What is your long-term outlook for the sector?   

The power sector is in a state of flux. The country’s growth and proactive government policies should provide it the much-needed boost. Despite the growth in renewable power generation, approximately 70 per cent of the total power generation is expected to be based on coal till 2025. Around 10-12 GW of coal-based power projects need to be installed annually over the next 8-10 years to match India’s projected GDP growth of 7-8 per cent. The gestation period from concept to commissioning for an industrial unit is three to four years, whereas the same for coal-based power plants is six to seven years. Hence, the required generation capacity should be in place before new industrial units become operational. GDP growth will be hindered if sufficient generation capacity is not planned well in advance.

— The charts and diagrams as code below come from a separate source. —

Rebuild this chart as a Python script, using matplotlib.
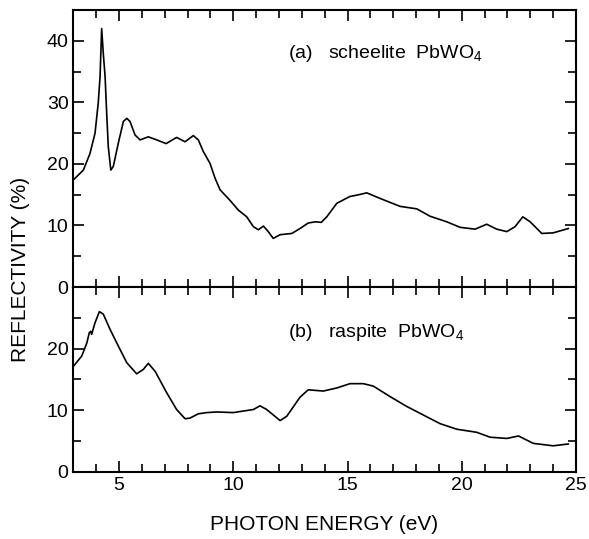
import matplotlib.pyplot as plt
from matplotlib.ticker import MultipleLocator

plt.rcParams['font.family'] = ['Liberation Sans', 'DejaVu Sans']
plt.rcParams['mathtext.fontset'] = 'custom'
plt.rcParams['mathtext.rm'] = 'Liberation Sans'
plt.rcParams['mathtext.it'] = 'Liberation Sans:italic'
plt.rcParams['mathtext.default'] = 'rm'

# (a) scheelite PbWO4
energy_a = [3.0, 3.44, 3.73, 3.95, 4.09, 4.17, 4.24, 4.31, 4.39, 4.46, 4.53, 4.64,
            4.75, 4.97, 5.19, 5.34, 5.48, 5.70, 5.92, 6.28, 6.65, 7.06, 7.52, 7.89,
            8.25, 8.47, 8.69, 8.98, 9.2, 9.42, 9.85, 10.22, 10.59, 10.88, 11.1, 11.32,
            11.53, 11.75, 12.05, 12.56, 12.92, 13.28, 13.6, 13.85, 14.09, 14.53,
            15.1, 15.5, 15.84, 16.42, 17.3, 18.03, 18.61, 19.34, 19.92, 20.58, 21.09,
            21.53, 21.97, 22.33, 22.67, 22.99, 23.5, 24.0, 24.66]
refl_a = [17.4, 19.0, 21.7, 25.0, 29.9, 34.2, 42.0, 38.0, 34.2, 28.2, 22.8, 19.0,
          19.6, 23.4, 26.9, 27.4, 26.9, 24.7, 23.9, 24.4, 23.9, 23.3, 24.3, 23.6,
          24.6, 23.9, 22.0, 20.1, 17.7, 15.8, 14.1, 12.5, 11.4, 9.8, 9.3, 9.9,
          9.0, 7.9, 8.5, 8.7, 9.5, 10.4, 10.6, 10.5, 11.4, 13.6,
          14.7, 15.0, 15.3, 14.4, 13.1, 12.7, 11.5, 10.6, 9.7, 9.4, 10.2,
          9.4, 9.0, 9.8, 11.4, 10.6, 8.7, 8.8, 9.5]

# (b) raspite PbWO4
energy_b = [3.0, 3.37, 3.59, 3.70, 3.76, 3.80, 3.95, 4.14, 4.31, 4.61, 4.97, 5.34,
            5.77, 6.06, 6.28, 6.58, 7.09, 7.52, 7.89, 8.1, 8.47, 8.84, 9.28, 10.0,
            10.88, 11.17, 11.46, 12.05, 12.34, 12.92, 13.28, 13.94, 14.53, 15.11,
            15.69, 16.13, 16.86, 17.59, 18.32, 19.05, 19.78, 20.65, 21.24, 21.97,
            22.48, 23.13, 24.0, 24.66]
refl_b = [17.1, 18.8, 20.9, 22.6, 22.8, 22.3, 24.2, 26.0, 25.6, 23.1, 20.4, 17.7,
          15.9, 16.6, 17.6, 16.3, 12.8, 10.1, 8.6, 8.7, 9.4, 9.6, 9.7, 9.6,
          10.1, 10.7, 10.1, 8.3, 9.0, 12.1, 13.3, 13.1, 13.6, 14.3,
          14.3, 13.9, 12.2, 10.6, 9.2, 7.8, 6.9, 6.4, 5.6, 5.4,
          5.8, 4.6, 4.2, 4.5]

fig = plt.figure(figsize=(5.89, 5.39), dpi=100)
ax1 = fig.add_axes([0.1245, 0.4675, 0.8535, 0.5139])
ax2 = fig.add_axes([0.1245, 0.1249, 0.8535, 0.3426])

for ax in (ax1, ax2):
    ax.set_xlim(3, 25)
    ax.xaxis.set_major_locator(MultipleLocator(5))
    ax.xaxis.set_minor_locator(MultipleLocator(1))
    ax.yaxis.set_major_locator(MultipleLocator(10))
    ax.yaxis.set_minor_locator(MultipleLocator(5))
    ax.tick_params(which='both', direction='in', top=True, right=True,
                   labelsize=14, width=1.2)
    ax.tick_params(which='major', length=8)
    ax.tick_params(which='minor', length=6)
    for s in ax.spines.values():
        s.set_linewidth(1.5)

ax1.plot(energy_a, refl_a, color='black', lw=1.2)
ax1.set_ylim(0, 45)
ax1.set_yticks([0, 10, 20, 30, 40])
ax1.tick_params(labelbottom=False)
ax1.text(12.4, 38, '(a)   scheelite  PbWO$_4$', fontsize=14, va='center')

ax2.plot(energy_b, refl_b, color='black', lw=1.2)
ax2.set_ylim(0, 30)
ax2.set_yticks([0, 10, 20])
ax2.text(12.4, 22.6, '(b)   raspite  PbWO$_4$', fontsize=14, va='center')

fig.text(0.035, 0.5, 'REFLECTIVITY (%)', rotation=90, fontsize=15,
         ha='center', va='center')
fig.text(0.551, 0.026, 'PHOTON ENERGY (eV)', fontsize=15, ha='center', va='center')

fig.savefig('out.png', dpi=100)
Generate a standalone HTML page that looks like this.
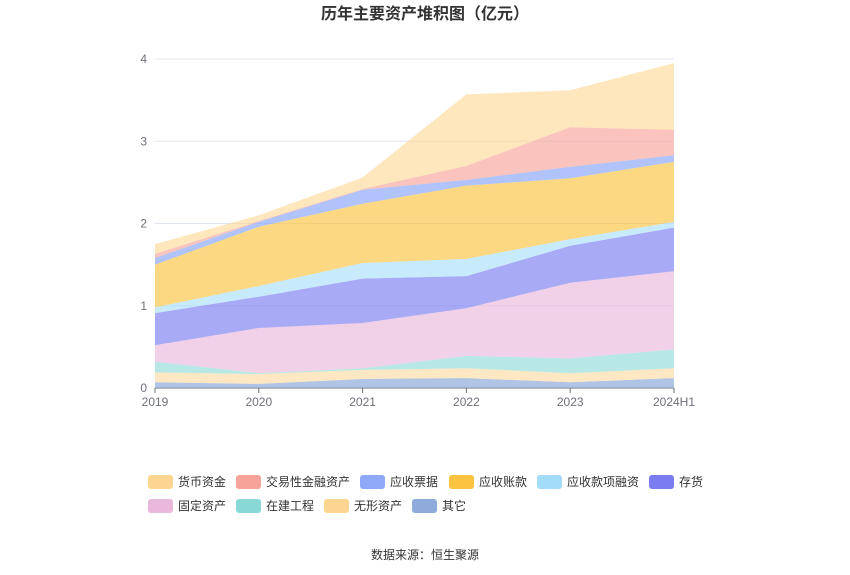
<!DOCTYPE html>
<html><head><meta charset="utf-8">
<style>
body{margin:0;background:#fff;font-family:"Liberation Sans","Noto Sans CJK SC",sans-serif;}
#wrap{position:relative;width:850px;height:575px;overflow:hidden;}
</style></head>
<body><div id="wrap">
<svg id="chart" width="850" height="575"></svg>
</div>
<script>
const categories=["2019","2020","2021","2022","2023","2024H1"];
const seriesNames=["其它","无形资产","在建工程","固定资产","存货","应收款项融资","应收账款","应收票据","交易性金融资产","货币资金"];
const sOther=[0.07,0.05,0.11,0.12,0.07,0.12];
const sIntangible=[0.12,0.12,0.11,0.12,0.11,0.12];
const sConstruction=[0.13,0.01,0.02,0.15,0.18,0.23];
const sFixed=[0.20,0.55,0.55,0.58,0.92,0.95];
const sInventory=[0.39,0.38,0.54,0.39,0.45,0.53];
const sRecvFin=[0.07,0.13,0.19,0.21,0.08,0.07];
const sAccRecv=[0.52,0.72,0.72,0.89,0.74,0.73];
const sNotes=[0.08,0.06,0.17,0.07,0.14,0.08];
const sTrading=[0.05,0.01,0.01,0.17,0.48,0.31];
const sCash=[0.12,0.07,0.14,0.87,0.45,0.81];
const yTicks=[0,1,2,3,4];
const series=[sOther,sIntangible,sConstruction,sFixed,sInventory,sRecvFin,sAccRecv,sNotes,sTrading,sCash];
const colors=["#8eabdc","#fdd591","#88d8d6","#eab8dc","#7b7cf0","#a3dcfb","#fbc33f","#8fa9f8","#f8a39a","#fdd591"];
const areaOp=[0.7,0.55,0.6,0.65,0.65,0.6,0.65,0.7,0.65,0.6];
const X0=155,X1=674,Y0=388,YT=59,YMAX=4;
const x=i=>X0+(X1-X0)*i/(categories.length-1);
const y=v=>Y0-(Y0-YT)*v/YMAX;
const NS="http://www.w3.org/2000/svg";
const svg=document.getElementById('chart');
function mk(t,a,p){const e=document.createElementNS(NS,t);for(const k in a)e.setAttribute(k,a[k]);(p||svg).appendChild(e);return e;}
const title=mk('text',{x:425,y:19,'text-anchor':'middle','font-size':16,'font-weight':'bold',fill:'#333'});
title.textContent="历年主要资产堆积图（亿元）";


yTicks.forEach(t=>{
  const g=mk('line',{x1:X0,x2:X1,y1:y(t),y2:y(t),stroke:t===0?'#6e7079':'#e0e6f1','stroke-width':1});
  
  
  const l=mk('text',{x:147,y:y(t)+4,'text-anchor':'end','font-size':12,fill:'#6e7079'});
  l.textContent=t;
  
  
});
let base=categories.map(()=>0);
series.forEach((s,k)=>{
  const top=base.map((b,i)=>b+s[i]);
  let d='M'+top.map((v,i)=>x(i)+','+y(v)).join('L');
  for(let i=categories.length-1;i>=0;i--)d+='L'+x(i)+','+y(base[i]);
  d+='Z';
  const p=mk('path',{d:d,fill:colors[k],'fill-opacity':areaOp[k],stroke:'none'});
  
  
  base=top;
});
categories.forEach((c,i)=>{
  const tk=mk('line',{x1:x(i),x2:x(i),y1:Y0,y2:Y0+5,stroke:'#6e7079'});
  
  
  const l=mk('text',{x:x(i),y:Y0+18,'text-anchor':'middle','font-size':12,fill:'#6e7079'});
  l.textContent=c;
  
  
});
const legendOrder=[9,8,7,6,5,4,3,2,1,0];
const legendLabels=["货币资金","交易性金融资产","应收票据","应收账款","应收款项融资","存货","固定资产","在建工程","无形资产","其它"];
const legPos=[[148,482],[236,482],[360,482],[449,482],[537,482],[649,482],[148,506],[236,506],[324,506],[412,506]];
legendOrder.forEach((k,j)=>{
  const [lx,ly]=legPos[j];
  const g=mk('g',{});
  
  
  mk('rect',{x:lx,y:ly-7,width:25,height:14,rx:3,fill:colors[k]},g);
  const t=mk('text',{x:lx+30,y:ly+4,'font-size':12,fill:'#333'},g);
  t.textContent=legendLabels[j];
});
const src=mk('text',{x:425,y:559,'text-anchor':'middle','font-size':12,fill:'#333'});
src.textContent="数据来源：恒生聚源";


</script>
</body></html>
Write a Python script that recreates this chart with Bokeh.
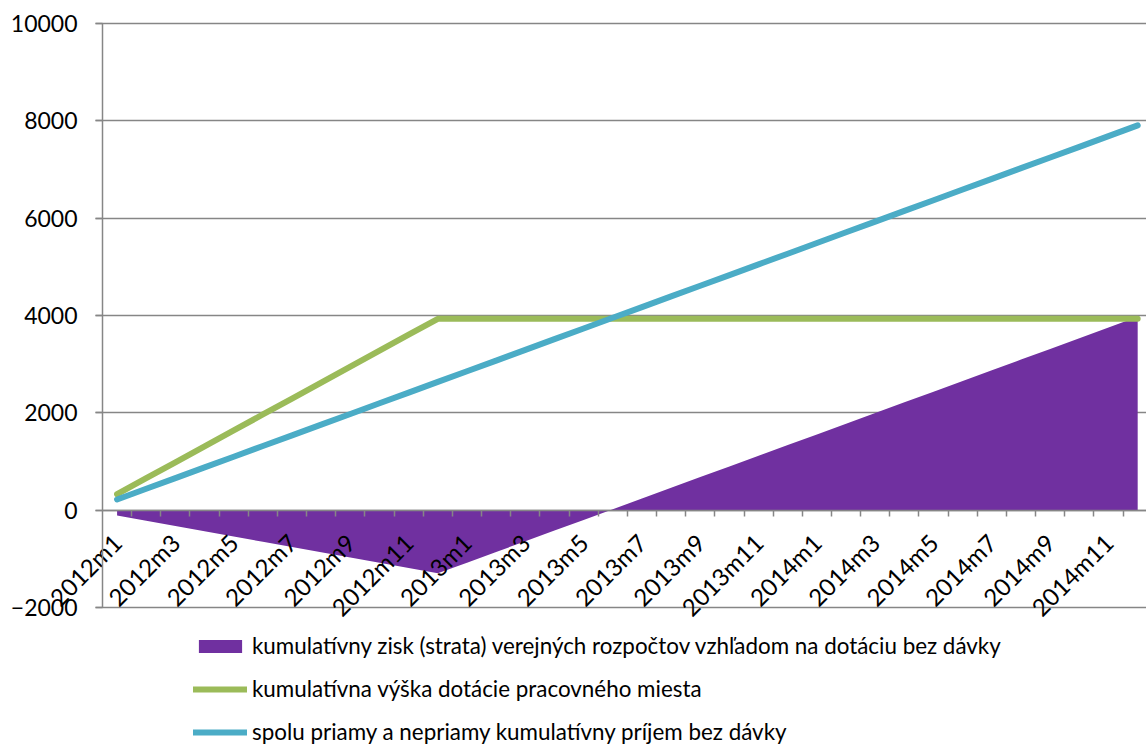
from bokeh.plotting import figure
from bokeh.models import Range1d, FixedTicker, Legend, LegendItem, ColumnDataSource
from bokeh.embed import file_html
from bokeh.resources import INLINE

months = [
    "2012m1", "2012m2", "2012m3", "2012m4", "2012m5", "2012m6",
    "2012m7", "2012m8", "2012m9", "2012m10", "2012m11", "2012m12",
    "2013m1", "2013m2", "2013m3", "2013m4", "2013m5", "2013m6",
    "2013m7", "2013m8", "2013m9", "2013m10", "2013m11", "2013m12",
    "2014m1", "2014m2", "2014m3", "2014m4", "2014m5", "2014m6",
    "2014m7", "2014m8", "2014m9", "2014m10", "2014m11", "2014m12",
]

zisk = [-108, -217, -324, -433, -541, -649, -757, -865, -974, -1082, -1189, -1298,
        -1078, -859, -639, -419, -200, 20, 239, 459, 679, 898, 1118, 1337,
        1557, 1777, 1996, 2216, 2435, 2655, 2875, 3094, 3314, 3533, 3753, 3973]

dotacia = [328, 656, 983, 1311, 1639, 1967, 2294, 2622, 2950, 3278, 3605, 3933,
           3933, 3933, 3933, 3933, 3933, 3933, 3933, 3933, 3933, 3933, 3933, 3933,
           3933, 3933, 3933, 3933, 3933, 3933, 3933, 3933, 3933, 3933, 3933, 3933]

prijem = [220, 439, 659, 878, 1098, 1318, 1537, 1757, 1976, 2196, 2416, 2635,
          2855, 3074, 3294, 3514, 3733, 3953, 4172, 4392, 4612, 4831, 5051, 5270,
          5490, 5710, 5929, 6149, 6368, 6588, 6808, 7027, 7247, 7466, 7686, 7906]

y_ticks = [-2000, 0, 2000, 4000, 6000, 8000, 10000]

series_names = [
    "kumulatívny zisk (strata) verejných rozpočtov vzhľadom na dotáciu bez dávky",
    "kumulatívna výška dotácie pracovného miesta",
    "spolu priamy a nepriamy kumulatívny príjem bez dávky",
]

PURPLE = "#7030A0"
GREEN = "#9BBB59"
BLUE = "#4BACC6"
GRAY = "#868686"
FONT = "Lato"

W, H = 1146, 751
PLOT_LEFT, PLOT_TOP, PLOT_BOTTOM = 102, 23, 607   # pixel geometry of the chart area
CAT_PX = 29.16                                     # pixels per month
Y_MIN, Y_MAX = -2000, 10000
px_per_unit = (PLOT_BOTTOM - PLOT_TOP) / (Y_MAX - Y_MIN)

x_start = -PLOT_LEFT / CAT_PX
x_end = (W - PLOT_LEFT) / CAT_PX
y_top = Y_MAX + PLOT_TOP / px_per_unit
y_bottom = Y_MIN - (H - PLOT_BOTTOM) / px_per_unit

xpos = [i + 0.5 for i in range(len(months))]
src = ColumnDataSource(dict(x=xpos, zisk=zisk, dotacia=dotacia, prijem=prijem, zero=[0] * len(months)))

p = figure(width=W, height=H, output_backend="svg", toolbar_location=None,
           x_range=Range1d(x_start, x_end), y_range=Range1d(y_bottom, y_top))
p.min_border_left = 0
p.min_border_right = 0
p.min_border_top = 0
p.min_border_bottom = 0
p.outline_line_color = None
p.xgrid.grid_line_color = None

tick_len_units = 7 / CAT_PX
grid = p.ygrid[0]
grid.ticker = FixedTicker(ticks=y_ticks)
if "cross_bounds" in grid.properties():
    grid.cross_bounds = (-tick_len_units, x_end)
    grid.grid_line_color = GRAY
    grid.grid_line_width = 1.5
else:
    grid.grid_line_color = None
    p.segment(x0=-tick_len_units, x1=x_end, y0=y_ticks, y1=y_ticks,
              line_color=GRAY, line_width=1.5, level="underlay")

r_area = p.varea(x="x", y1="zero", y2="zisk", source=src, fill_color=PURPLE)
r_green = p.line(x="x", y="dotacia", source=src, line_color=GREEN, line_width=6, line_cap="round", line_join="round")
r_blue = p.line(x="x", y="prijem", source=src, line_color=BLUE, line_width=6, line_cap="round", line_join="round")

yax = p.yaxis[0]
yax.ticker = FixedTicker(ticks=y_ticks)
yax.fixed_location = 0
yax.bounds = (Y_MIN, Y_MAX)
yax.axis_line_color = GRAY
yax.axis_line_width = 1.5
yax.major_tick_line_color = GRAY
yax.major_tick_line_width = 1.5
yax.major_tick_out = 7
yax.major_tick_in = 0
yax.minor_tick_line_color = None
yax.major_label_standoff = 18
yax.major_label_text_font = FONT
yax.major_label_text_font_size = "23px"
yax.major_label_text_color = "black"

xax = p.xaxis[0]
label_pos = [xpos[i] for i in range(0, len(months), 2)]
boundaries = [float(i) for i in range(1, len(months))]
xax.ticker = FixedTicker(ticks=label_pos, minor_ticks=boundaries)
xax.major_label_overrides = {xpos[i]: months[i] for i in range(0, len(months), 2)}
xax.fixed_location = 0
xax.bounds = (0, x_end)
xax.axis_line_color = GRAY
xax.axis_line_width = 1.5
xax.major_tick_line_color = None
xax.minor_tick_line_color = GRAY
xax.minor_tick_line_width = 1.5
xax.minor_tick_out = 6
xax.minor_tick_in = 0
xax.major_label_orientation = 0.785398
xax.major_label_standoff = 22
xax.major_label_text_font = FONT
xax.major_label_text_font_size = "24px"
xax.major_label_text_color = "black"

legend = Legend(items=[
    LegendItem(label=series_names[0], renderers=[r_area]),
    LegendItem(label=series_names[1], renderers=[r_green]),
    LegendItem(label=series_names[2], renderers=[r_blue]),
], location=(193, 6), orientation="vertical")
legend.margin = 0
legend.padding = 0
legend.border_line_color = None
legend.background_fill_alpha = 0
legend.glyph_width = 54
legend.glyph_height = 16
legend.label_standoff = 5
legend.label_height = 20
legend.spacing = 16
legend.label_text_font = FONT
legend.label_text_font_size = "22.4px"
legend.label_text_color = "black"
p.add_layout(legend, "center")

open("out.html", "w").write(file_html(p, INLINE))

Of the current installed thermal capacity, almost 36 GW is more than 30 years old. While these plants are fully depreciated, they are highly inefficient and contribute to significant pollution. Turbine heat rates or efficiency of new ultra-supercritical plants are approximately 30 per cent better than those of the old plants. Owing to revised environmental norms as per the gazette notification dated December 7, 2015 issued by the MoEFCC, the majority of these plants are likely to get decommissioned in the coming decade. The replacement of plants needs to be planned well in advance.

The situation is expected to see an improvement on the policy and economic fronts. On the policy side, the government has issued rules on environmental protection relating to emissions from coal-based power plants. These are expected to create new high-value business opportunities for FGD and SCR. L&T Power has readied itself to offer these as a part of its product portfolio. The Ujwal Discom Assurance Yojana is also expected to provide relief to the sector by de-stressing discoms’ balance sheets and reviving demand.

The primary concern, however, will continue to be the supply glut in the coal power generation equipment manufacturing segment. While this overcapacity will continue to keep prices under pressure, we expect the irrational pricing wars to ebb eventually as competitors are likely to bid responsibly because of the mounting financial distress evident from their books in 2015-16.